The lure of relationship loses its address when we have it all figured out or fail to recognize any mystery. This is perhaps why I fail to understand how the greatest message of all can get lost in translation, or better said, over translation. How can God be figured out? Can the infinite God of eternity be fully grasped by the finite plans or theology of men? Is it just me or does it seem we fight to understand a matter and once we think we have it the appeal is dampened? Why can’t we enjoy the mystery? This of course is not to say I think it wise to concede without a chase. To me God is like the facets of a diamond, He turns and more allure is captured in the filter of my thoughts while His wisdom is continually displayed.

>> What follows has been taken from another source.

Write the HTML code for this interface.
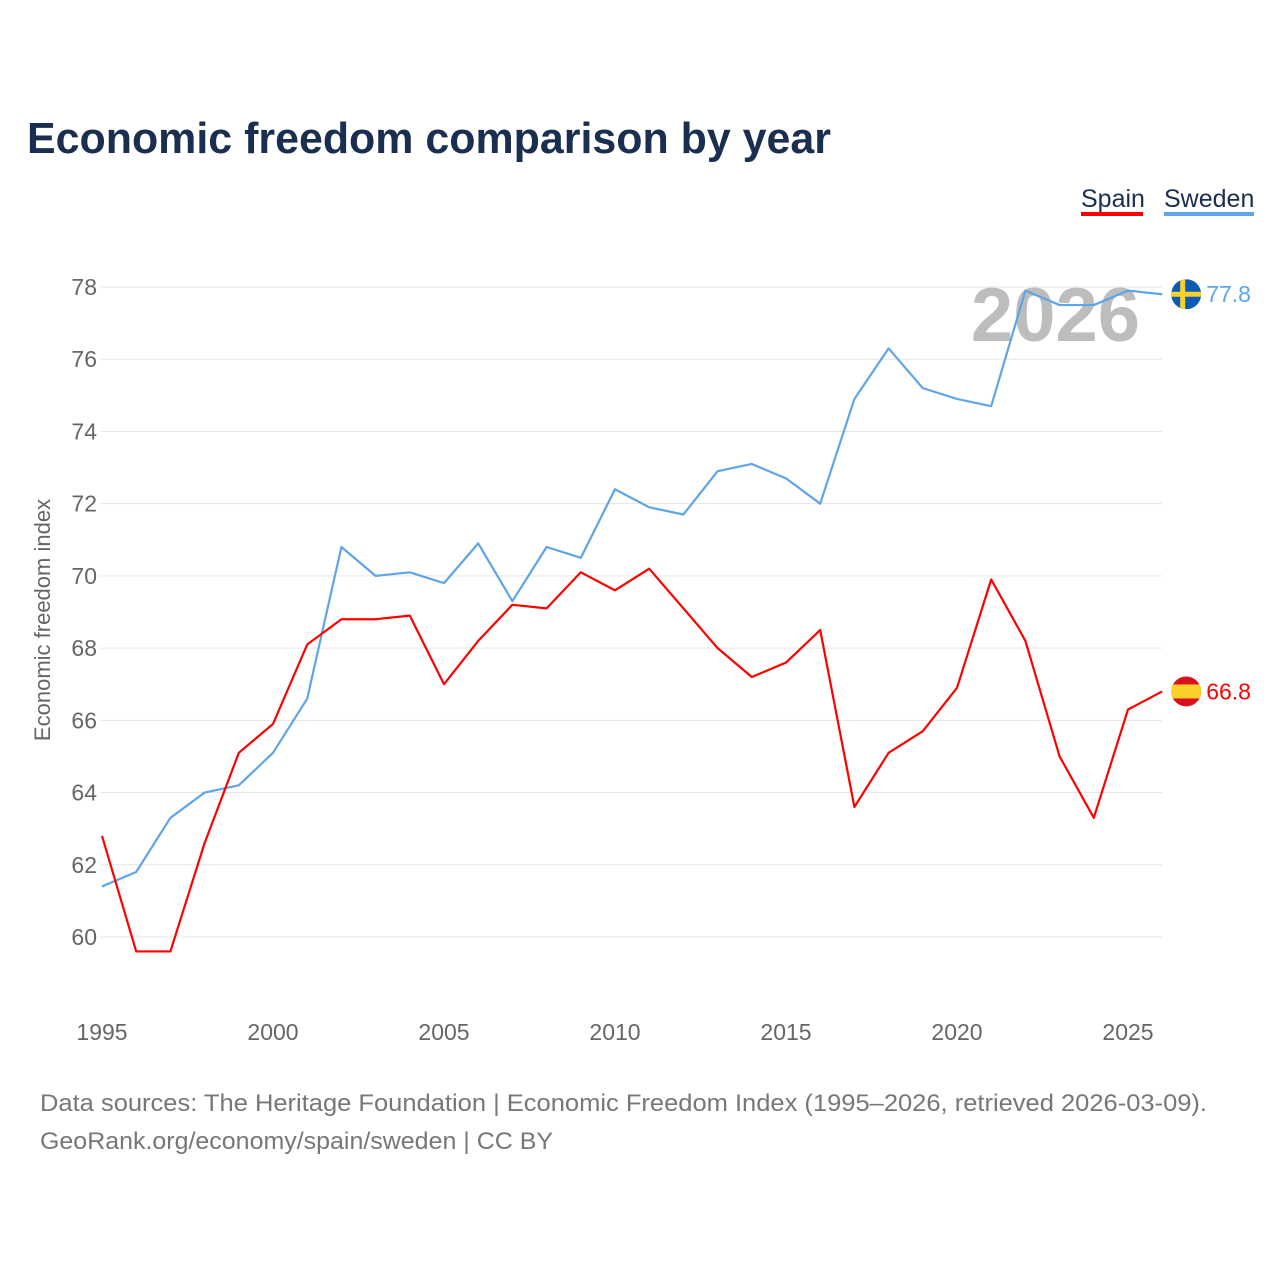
<!DOCTYPE html>
<html><head><meta charset="utf-8"><style>
html,body{margin:0;padding:0;background:#fff;}
body{width:1280px;height:1280px;overflow:hidden;font-family:"Liberation Sans",sans-serif;}
</style></head><body>
<svg id="chart" width="1280" height="1280" xmlns="http://www.w3.org/2000/svg" font-family="Liberation Sans, sans-serif">
<text x="27" y="153" font-size="44" font-weight="bold" fill="#1a2e4f" textLength="804" lengthAdjust="spacingAndGlyphs">Economic freedom comparison by year</text>
<g>
<g><text x="1081" y="207" font-size="25" fill="#1a2e4f">Spain</text><rect x="1081" y="212" width="62" height="4" fill="#ff0000"/></g>
<g><text x="1164" y="207" font-size="25" fill="#1a2e4f">Sweden</text><rect x="1164" y="212" width="90" height="4" fill="#5ea5e8"/></g>
</g>
<g id="grid"></g>
<g id="yticks"></g>
<g id="xticks"></g>
<text x="1140" y="341" font-size="76" font-weight="bold" fill="#bdbdbd" text-anchor="end">2026</text>
<text transform="translate(50,620) rotate(-90)" font-size="22" fill="#666" text-anchor="middle">Economic freedom index</text>
<g id="series"></g>
<text x="40" y="1111" font-size="24" fill="#777" textLength="1167" lengthAdjust="spacingAndGlyphs">Data sources: The Heritage Foundation | Economic Freedom Index (1995–2026, retrieved 2026-03-09).</text>
<text x="40" y="1149" font-size="24" fill="#777" textLength="513" lengthAdjust="spacingAndGlyphs">GeoRank.org/economy/spain/sweden | CC BY</text>
</svg>
<script>
const years = [1995,1996,1997,1998,1999,2000,2001,2002,2003,2004,2005,2006,2007,2008,2009,2010,2011,2012,2013,2014,2015,2016,2017,2018,2019,2020,2021,2022,2023,2024,2025,2026];
const spain = [62.8,59.6,59.6,62.6,65.1,65.9,68.1,68.8,68.8,68.9,67.0,68.2,69.2,69.1,70.1,69.6,70.2,69.1,68.0,67.2,67.6,68.5,63.6,65.1,65.7,66.9,69.9,68.2,65.0,63.3,66.3,66.8];
const sweden = [61.4,61.8,63.3,64.0,64.2,65.1,66.6,70.8,70.0,70.1,69.8,70.9,69.3,70.8,70.5,72.4,71.9,71.7,72.9,73.1,72.7,72.0,74.9,76.3,75.2,74.9,74.7,77.9,77.5,77.5,77.9,77.8];
const yTicks = [60,62,64,66,68,70,72,74,76,78];
const xTicks = [1995,2000,2005,2010,2015,2020,2025];
const NS='http://www.w3.org/2000/svg';
const x = v => 102 + (v-1995)*34.2;
const y = v => 937 - (v-60)*36.11;
function mk(tag, parent, attrs){const e=document.createElementNS(NS,tag);for(const k in attrs)e.setAttribute(k,attrs[k]);parent.appendChild(e);return e;}
const grid=document.getElementById('grid'), yt=document.getElementById('yticks'), xt=document.getElementById('xticks'), ser=document.getElementById('series');
yTicks.forEach(t=>{
  const l=mk('line',grid,{x1:100,x2:1162,y1:y(t),y2:y(t),stroke:'#e6e6e6','stroke-width':1});
  
  
  const tx=mk('text',yt,{x:97,y:y(t)+8,'font-size':23,fill:'#666','text-anchor':'end'});
  tx.textContent=t;
  
  
});
xTicks.forEach(t=>{
  const tx=mk('text',xt,{x:x(t),y:1040,'font-size':23,fill:'#666','text-anchor':'middle'});
  tx.textContent=t;
  
  
});
function line(vals,color,name){
  const p=mk('polyline',ser,{points:vals.map((v,i)=>x(years[i])+','+y(v)).join(' '),fill:'none',stroke:color,'stroke-width':2.2,'stroke-linejoin':'round'});
  
  
}
line(sweden,'#5ea5e8','sweden');
line(spain,'#ff0000','spain');
const lastS=sweden[sweden.length-1], lastE=spain[spain.length-1], lx=x(years[years.length-1])+24;
const sw=mk('g',ser,{});


const cpS=mk('clipPath',sw,{id:'cs'}); mk('circle',cpS,{cx:lx,cy:y(lastS),r:15});
const gS=mk('g',sw,{'clip-path':'url(#cs)'});
mk('rect',gS,{x:lx-15,y:y(lastS)-15,width:30,height:30,fill:'#0a5bb5'});
mk('rect',gS,{x:lx-15,y:y(lastS)-2.5,width:30,height:5,fill:'#f8d12b'});
mk('rect',gS,{x:lx-6,y:y(lastS)-15,width:5,height:30,fill:'#f8d12b'});
const ts=mk('text',ser,{x:lx+20,y:y(lastS)+8,'font-size':23,fill:'#5ea5e8'}); ts.textContent=lastS.toFixed(1);


const es=mk('g',ser,{});


const cpE=mk('clipPath',es,{id:'ce'}); mk('circle',cpE,{cx:lx,cy:y(lastE),r:15});
const gE=mk('g',es,{'clip-path':'url(#ce)'});
mk('rect',gE,{x:lx-15,y:y(lastE)-15,width:30,height:30,fill:'#d8111f'});
mk('rect',gE,{x:lx-15,y:y(lastE)-7,width:30,height:14,fill:'#f8d12b'});
const te=mk('text',ser,{x:lx+20,y:y(lastE)+8,'font-size':23,fill:'#ff0000'}); te.textContent=lastE.toFixed(1);


</script>
</body></html>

Solomon said there were a number of things that were mysterious to him, one being the way of a man with a maid. There is appeal, mystery, pursuit and the catch. All too soon it seems the mystery fades and the appeal wanes. I fail to see that women can be figured out at all; to me it’s a continual mystery. Maybe this is why my wife and I have such a long track record. This is not to say there’s been no pain, all of life carries with it the burden of pain. Pain indicates there is life, when it fails to hurt its life is over but to build a life on pain misses the point. When all you have in common is mutual pain the makings of failure are at work. Find the mystery of the pain then pursue wholeness.
A quality relationship says where you rejoice, I also; where you dream, I will join you; when you hurt, I will give myself. Taking our cue from the Maker, who came to sinful man, gave His all and settled our debt, we also ought to find the power of a life well offered. Can there really be satisfaction in giving ourselves for the recovery of what was once beautiful but now torn? Here is where true regret comes into the picture; not seeing today, what may be seen tomorrow. Hind sight is filled with anguish over missed opportunities. Here perhaps ought we to walk, living in spite of the pain but possessing few regrets. I do not mean the regret of not buying the new car or wishing you hadn’t eaten that third cupcake; three is not enough. The regret of not forgiving or holding onto your pride or unbending will is what destroys life. The regret of a lost moment, an unformed smile or unspoken thank you all add up. The mystery that compels the pursuit is far more rewarding that the satisfaction of a moments gratification. We must ask ourselves is this persons story worthy to be heard? Am I so full of myself that there remains no room for discovery? What is this wanton hubris men pass off as relationship? It costs little and last a spell, then fades like cheap shirt in the wash. Real relationships are the wine of life, they take time to mature and get better with age.